start

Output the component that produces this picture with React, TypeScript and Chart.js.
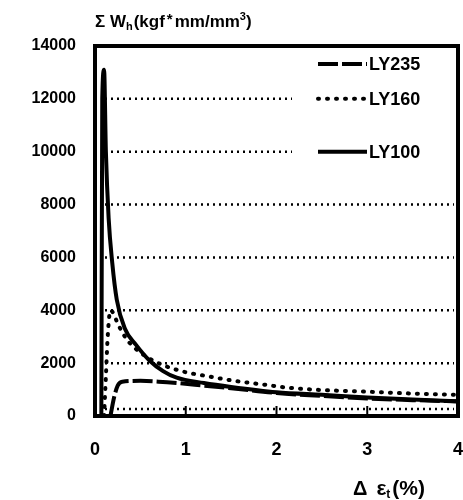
import React, { useEffect, useRef } from "react";
import { Chart, registerables } from "chart.js";
Chart.register(...registerables);

const FONT = "'Liberation Sans', Arial, sans-serif";

const xTickValues = [0, 1, 2, 3, 4];
const yTickValues = [0, 2000, 4000, 6000, 8000, 10000, 12000, 14000];
const gridValues = [2000, 4000, 6000, 8000, 10000, 12000];

const seriesNames = ["LY235", "LY160", "LY100"];

const ly235X = [0.17, 0.21, 0.25, 0.3, 0.5, 0.7, 0.9, 1.2, 1.5, 2.0, 2.5, 3.0, 3.5, 4.0];
const ly235Y = [0, 700, 1150, 1300, 1330, 1300, 1250, 1150, 1050, 870, 760, 660, 600, 550];

const ly160X = [0.1, 0.12, 0.14, 0.17, 0.2, 0.25, 0.35, 0.5, 0.7, 0.95, 1.25, 1.5, 1.9, 2.1, 2.4, 3.0, 3.5, 4.0];
const ly160Y = [0, 1500, 3000, 4000, 3900, 3500, 2900, 2400, 2000, 1700, 1500, 1350, 1170, 1080, 1000, 920, 850, 800];

const ly100X = [0.07, 0.08, 0.1, 0.12, 0.15, 0.19, 0.24, 0.33, 0.45, 0.6, 0.75, 0.9, 1.2, 1.5, 2.0, 2.5, 3.0, 3.5, 4.0];
const ly100Y = [0, 12000, 13100, 10000, 7500, 5800, 4400, 3300, 2700, 2100, 1700, 1450, 1250, 1100, 900, 800, 700, 620, 560];

const toPts = (xs: number[], ys: number[]) => xs.map((x, i) => ({ x, y: ys[i] }));

const dashes: Record<string, number[]> = {
  LY235: [20, 4],
  LY160: [1, 8],
  LY100: [],
};

const decorPlugin = {
  id: "decor",
  beforeDatasetsDraw(chart: any) {
    const { ctx, chartArea } = chart;
    const ys = chart.scales.y;
    const xs = chart.scales.x;
    ctx.save();
    ctx.strokeStyle = "#000";
    ctx.lineWidth = 2.5;
    ctx.setLineDash([2, 4]);
    gridValues.forEach((v) => {
      const y = ys.getPixelForValue(v);
      ctx.beginPath();
      ctx.moveTo(chartArea.left + 10, y);
      ctx.lineTo(chartArea.right - 4, y);
      ctx.stroke();
    });
    const yb = ys.getPixelForValue(0) - 7;
    ctx.beginPath();
    ctx.moveTo(chartArea.left + 10, yb);
    ctx.lineTo(chartArea.right - 4, yb);
    ctx.stroke();
    ctx.setLineDash([]);
    // legend background
    ctx.fillStyle = "#fff";
    ctx.fillRect(292, chartArea.top + 3, chartArea.right - 295, 124);
    // inner tick marks on x axis
    ctx.lineWidth = 2;
    xTickValues.slice(1, -1).forEach((v) => {
      const x = xs.getPixelForValue(v);
      ctx.beginPath();
      ctx.moveTo(x, chartArea.bottom);
      ctx.lineTo(x, chartArea.bottom - 10);
      ctx.stroke();
    });
    ctx.restore();
  },
  afterDatasetsDraw(chart: any) {
    const { ctx, chartArea } = chart;
    const ys = chart.scales.y;
    ctx.save();
    ctx.strokeStyle = "#000";
    ctx.lineWidth = 4;
    ctx.setLineDash([]);
    ctx.strokeRect(chartArea.left, chartArea.top, chartArea.right - chartArea.left, chartArea.bottom - chartArea.top);
    // legend
    const rows = [64, ys.getPixelForValue(12000), ys.getPixelForValue(10000)];
    seriesNames.forEach((name, i) => {
      const y = rows[i];
      ctx.lineWidth = 4;
      ctx.lineCap = name === "LY160" ? "round" : "butt";
      ctx.setLineDash(dashes[name]);
      ctx.beginPath();
      ctx.moveTo(318, y);
      ctx.lineTo(367, y);
      ctx.stroke();
      ctx.setLineDash([]);
      ctx.fillStyle = "#000";
      ctx.font = `bold 18px ${FONT}`;
      ctx.textBaseline = "middle";
      ctx.textAlign = "left";
      ctx.fillText(name, 369, y + 1);
    });
    // y title
    ctx.textBaseline = "alphabetic";
    ctx.fillStyle = "#000";
    let x = 95;
    const yt = 27;
    const put = (t: string, size: number, dy: number, gap = 0) => {
      ctx.font = `bold ${size}px ${FONT}`;
      ctx.fillText(t, x, yt + dy);
      x += ctx.measureText(t).width + gap;
    };
    put("Σ W", 17, 0);
    put("h", 11, 3, 1);
    put("(kgf", 17, 0, 2);
    put("*", 15, -3, 2);
    put("mm/mm", 17, 0);
    put("3", 11, -7);
    put(")", 17, 0);
    // x title
    x = 353;
    const yx = 495;
    const put2 = (t: string, size: number, dy: number, gap = 0) => {
      ctx.font = `bold ${size}px ${FONT}`;
      ctx.fillText(t, x, yx + dy);
      x += ctx.measureText(t).width + gap;
    };
    put2("Δ", 20, 0, 9);
    put2("ε", 21, 0);
    put2("t", 12, 3, 2);
    put2("(%)", 21, 0);
    ctx.restore();
  },
};

export default function App() {
  const ref = useRef<HTMLCanvasElement>(null);
  useEffect(() => {
    if (!ref.current) return;
    const mk = (name: string, xs: number[], ys: number[]) => ({
      label: name,
      data: toPts(xs, ys),
      borderColor: "#000",
      backgroundColor: "#000",
      borderWidth: 4,
      borderDash: dashes[name],
      borderCapStyle: name === "LY160" ? "round" : "butt",
      pointRadius: 0,
      cubicInterpolationMode: "monotone",
      fill: false,
    });
    const chart = new Chart(ref.current, {
      type: "line",
      data: {
        datasets: [
          mk("LY235", ly235X, ly235Y),
          mk("LY160", ly160X, ly160Y),
          mk("LY100", ly100X, ly100Y),
        ] as any,
      },
      options: {
        animation: false,
        responsive: false,
        devicePixelRatio: 1,
        layout: { padding: { top: 46, right: 5, left: 0, bottom: 0 } },
        plugins: { legend: { display: false }, tooltip: { enabled: false } },
        scales: {
          x: {
            type: "linear",
            min: 0,
            max: 4,
            afterBuildTicks: (s: any) => {
              s.ticks = xTickValues.map((v) => ({ value: v }));
            },
            afterFit: (s: any) => {
              s.height = 84;
              s.paddingLeft = 0;
              s.paddingRight = 0;
            },
            ticks: {
              color: "#000",
              font: { family: FONT, size: 18, weight: "bold" },
              padding: 23,
              maxRotation: 0,
              callback: (v: any) => String(v),
            },
            grid: { display: false, drawTicks: false },
            border: { display: false },
          },
          y: {
            type: "linear",
            min: 0,
            max: 14000,
            afterBuildTicks: (s: any) => {
              s.ticks = yTickValues.map((v) => ({ value: v }));
            },
            afterFit: (s: any) => {
              s.width = 95;
              s.paddingTop = 0;
              s.paddingBottom = 0;
            },
            ticks: {
              color: "#000",
              font: { family: FONT, size: 16, weight: "bold" },
              padding: 19,
              callback: (v: any) => String(v),
            },
            grid: { display: false, drawTicks: false },
            border: { display: false },
          },
        },
      } as any,
      plugins: [decorPlugin],
    });
    return () => chart.destroy();
  }, []);
  return (
    <div style={{ position: "absolute", left: 0, top: 0, width: 463, height: 500, background: "#fff" }}>
      <canvas ref={ref} width={463} height={500} />
    </div>
  );
}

end

* **Stated exercise**
In the material above, find the lines that contain "React" and show them.

* **Correct answer**
Output the component that produces this picture with React, TypeScript and Chart.js.
import React, { useEffect, useRef } from "react";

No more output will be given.